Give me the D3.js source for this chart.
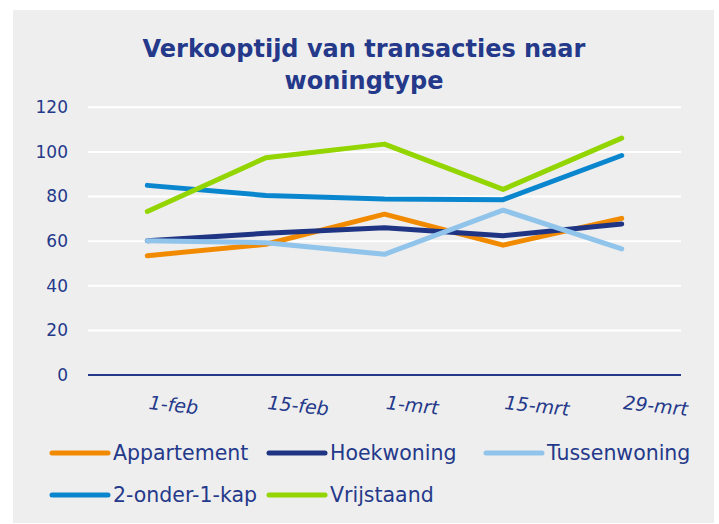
<!DOCTYPE html>
<html>
<head>
  <meta charset="utf-8">
  <script src="https://d3js.org/d3.v7.min.js"></script>
  <style>
    body { margin: 0; background: #fff; }
    text { font-family: "DejaVu Sans", sans-serif; fill: #24398A; }
  </style>
</head>
<body>
<script>
  "use strict";

  // data
  var dates = ["1-feb", "15-feb", "1-mrt", "15-mrt", "29-mrt"];
  var yTicks = [0, 20, 40, 60, 80, 100, 120];
  var seriesNames = ["Appartement", "Hoekwoning", "Tussenwoning", "2-onder-1-kap", "Vrijstaand"];
  var appartement  = [53.5, 58.6, 72.1, 58.2, 70.2];
  var hoekwoning   = [60.2, 63.5, 66.0, 62.4, 67.7];
  var tussenwoning = [60.2, 59.3, 54.1, 73.9, 56.5];
  var onderKap     = [85.0, 80.5, 78.9, 78.6, 98.4];
  var vrijstaand   = [73.3, 97.4, 103.5, 83.2, 106.2];
  var colors = ["#F28A00", "#1F3584", "#91C4EA", "#0A86CE", "#93D500"];

  var series = [appartement, hoekwoning, tussenwoning, onderKap, vrijstaand].map(function (vals, i) {
    return { name: seriesNames[i], color: colors[i], values: vals };
  });

  var W = 719, H = 524;
  var svg = d3.select("body").append("svg")
      .attr("width", W)
      .attr("height", H);

  svg.append("rect")
      .attr("x", 13).attr("y", 10)
      .attr("width", 701).attr("height", 513)
      .attr("fill", "#EEEEEE");

  // title
  var title = svg.append("text")
      .attr("text-anchor", "middle")
      .attr("font-size", 24)
      .attr("font-weight", "bold");
  title.append("tspan").attr("x", 364).attr("y", 57).text("Verkooptijd van transacties naar");
  title.append("tspan").attr("x", 364).attr("y", 89).text("woningtype");

  var plotL = 88, plotR = 681, plotT = 107.3, plotB = 375;

  var x = d3.scalePoint().domain(dates).range([plotL, plotR]).padding(0.5);
  var y = d3.scaleLinear().domain([0, 120]).range([plotB, plotT]);

  // gridlines
  svg.append("g").selectAll("line")
      .data(yTicks.filter(function (d) { return d > 0; }))
      .join("line")
      .attr("x1", plotL).attr("x2", plotR)
      .attr("y1", function (d) { return y(d); })
      .attr("y2", function (d) { return y(d); })
      .attr("stroke", "#FFFFFF")
      .attr("stroke-width", 2);

  // y tick labels
  svg.append("g").selectAll("text")
      .data(yTicks)
      .join("text")
      .attr("x", 68)
      .attr("y", function (d) { return y(d); })
      .attr("dy", "0.35em")
      .attr("text-anchor", "end")
      .attr("font-size", 17)
      .text(function (d) { return d; });

  // x axis baseline
  svg.append("line")
      .attr("x1", plotL).attr("x2", plotR)
      .attr("y1", y(0)).attr("y2", y(0))
      .attr("stroke", "#24398A")
      .attr("stroke-width", 2);

  // x labels, slightly rotated
  svg.append("g").selectAll("text")
      .data(dates)
      .join("text")
      .attr("transform", function (d) { return "translate(" + (x(d) + 1) + ",409) rotate(6)"; })
      .attr("font-size", 19)
      .attr("font-style", "italic")
      .text(function (d) { return d; });

  var line = d3.line()
      .x(function (d, i) { return x(dates[i]); })
      .y(function (d) { return y(d); });

  svg.append("g").selectAll("path")
      .data(series)
      .join("path")
      .attr("d", function (s) { return line(s.values); })
      .attr("fill", "none")
      .attr("stroke", function (s) { return s.color; })
      .attr("stroke-width", 5)
      .attr("stroke-linecap", "round")
      .attr("stroke-linejoin", "round");

  // legend
  var legendPos = [[52, 453], [269, 453], [486, 453], [52, 495], [269, 495]];
  var leg = svg.append("g").selectAll("g")
      .data(series)
      .join("g")
      .attr("transform", function (s, i) { return "translate(" + legendPos[i][0] + "," + legendPos[i][1] + ")"; });
  leg.append("line")
      .attr("x1", 0).attr("x2", 56)
      .attr("stroke", function (s) { return s.color; })
      .attr("stroke-width", 5)
      .attr("stroke-linecap", "round");
  leg.append("text")
      .attr("x", 61)
      .attr("dy", "0.35em")
      .attr("font-size", 20.5)
      .text(function (s) { return s.name; });
</script>
</body>
</html>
■ ■ ■
PROBLEM STATEMENT — Exclude the pictures, and transcribe all of the material exactly.

REPLY TO THE EXERCISE —
Give me the D3.js source for this chart.
<!DOCTYPE html>
<html>
<head>
  <meta charset="utf-8">
  <script src="https://d3js.org/d3.v7.min.js"></script>
  <style>
    body { margin: 0; background: #fff; }
    text { font-family: "DejaVu Sans", sans-serif; fill: #24398A; }
  </style>
</head>
<body>
<script>
  "use strict";

  // data
  var dates = ["1-feb", "15-feb", "1-mrt", "15-mrt", "29-mrt"];
  var yTicks = [0, 20, 40, 60, 80, 100, 120];
  var seriesNames = ["Appartement", "Hoekwoning", "Tussenwoning", "2-onder-1-kap", "Vrijstaand"];
  var appartement  = [53.5, 58.6, 72.1, 58.2, 70.2];
  var hoekwoning   = [60.2, 63.5, 66.0, 62.4, 67.7];
  var tussenwoning = [60.2, 59.3, 54.1, 73.9, 56.5];
  var onderKap     = [85.0, 80.5, 78.9, 78.6, 98.4];
  var vrijstaand   = [73.3, 97.4, 103.5, 83.2, 106.2];
  var colors = ["#F28A00", "#1F3584", "#91C4EA", "#0A86CE", "#93D500"];

  var series = [appartement, hoekwoning, tussenwoning, onderKap, vrijstaand].map(function (vals, i) {
    return { name: seriesNames[i], color: colors[i], values: vals };
  });

  var W = 719, H = 524;
  var svg = d3.select("body").append("svg")
      .attr("width", W)
      .attr("height", H);

  svg.append("rect")
      .attr("x", 13).attr("y", 10)
      .attr("width", 701).attr("height", 513)
      .attr("fill", "#EEEEEE");

  // title
  var title = svg.append("text")
      .attr("text-anchor", "middle")
      .attr("font-size", 24)
      .attr("font-weight", "bold");
  title.append("tspan").attr("x", 364).attr("y", 57).text("Verkooptijd van transacties naar");
  title.append("tspan").attr("x", 364).attr("y", 89).text("woningtype");

  var plotL = 88, plotR = 681, plotT = 107.3, plotB = 375;

  var x = d3.scalePoint().domain(dates).range([plotL, plotR]).padding(0.5);
  var y = d3.scaleLinear().domain([0, 120]).range([plotB, plotT]);

  // gridlines
  svg.append("g").selectAll("line")
      .data(yTicks.filter(function (d) { return d > 0; }))
      .join("line")
      .attr("x1", plotL).attr("x2", plotR)
      .attr("y1", function (d) { return y(d); })
      .attr("y2", function (d) { return y(d); })
      .attr("stroke", "#FFFFFF")
      .attr("stroke-width", 2);

  // y tick labels
  svg.append("g").selectAll("text")
      .data(yTicks)
      .join("text")
      .attr("x", 68)
      .attr("y", function (d) { return y(d); })
      .attr("dy", "0.35em")
      .attr("text-anchor", "end")
      .attr("font-size", 17)
      .text(function (d) { return d; });

  // x axis baseline
  svg.append("line")
      .attr("x1", plotL).attr("x2", plotR)
      .attr("y1", y(0)).attr("y2", y(0))
      .attr("stroke", "#24398A")
      .attr("stroke-width", 2);

  // x labels, slightly rotated
  svg.append("g").selectAll("text")
      .data(dates)
      .join("text")
      .attr("transform", function (d) { return "translate(" + (x(d) + 1) + ",409) rotate(6)"; })
      .attr("font-size", 19)
      .attr("font-style", "italic")
      .text(function (d) { return d; });

  var line = d3.line()
      .x(function (d, i) { return x(dates[i]); })
      .y(function (d) { return y(d); });

  svg.append("g").selectAll("path")
      .data(series)
      .join("path")
      .attr("d", function (s) { return line(s.values); })
      .attr("fill", "none")
      .attr("stroke", function (s) { return s.color; })
      .attr("stroke-width", 5)
      .attr("stroke-linecap", "round")
      .attr("stroke-linejoin", "round");

  // legend
  var legendPos = [[52, 453], [269, 453], [486, 453], [52, 495], [269, 495]];
  var leg = svg.append("g").selectAll("g")
      .data(series)
      .join("g")
      .attr("transform", function (s, i) { return "translate(" + legendPos[i][0] + "," + legendPos[i][1] + ")"; });
  leg.append("line")
      .attr("x1", 0).attr("x2", 56)
      .attr("stroke", function (s) { return s.color; })
      .attr("stroke-width", 5)
      .attr("stroke-linecap", "round");
  leg.append("text")
      .attr("x", 61)
      .attr("dy", "0.35em")
      .attr("font-size", 20.5)
      .text(function (s) { return s.name; });
</script>
</body>
</html>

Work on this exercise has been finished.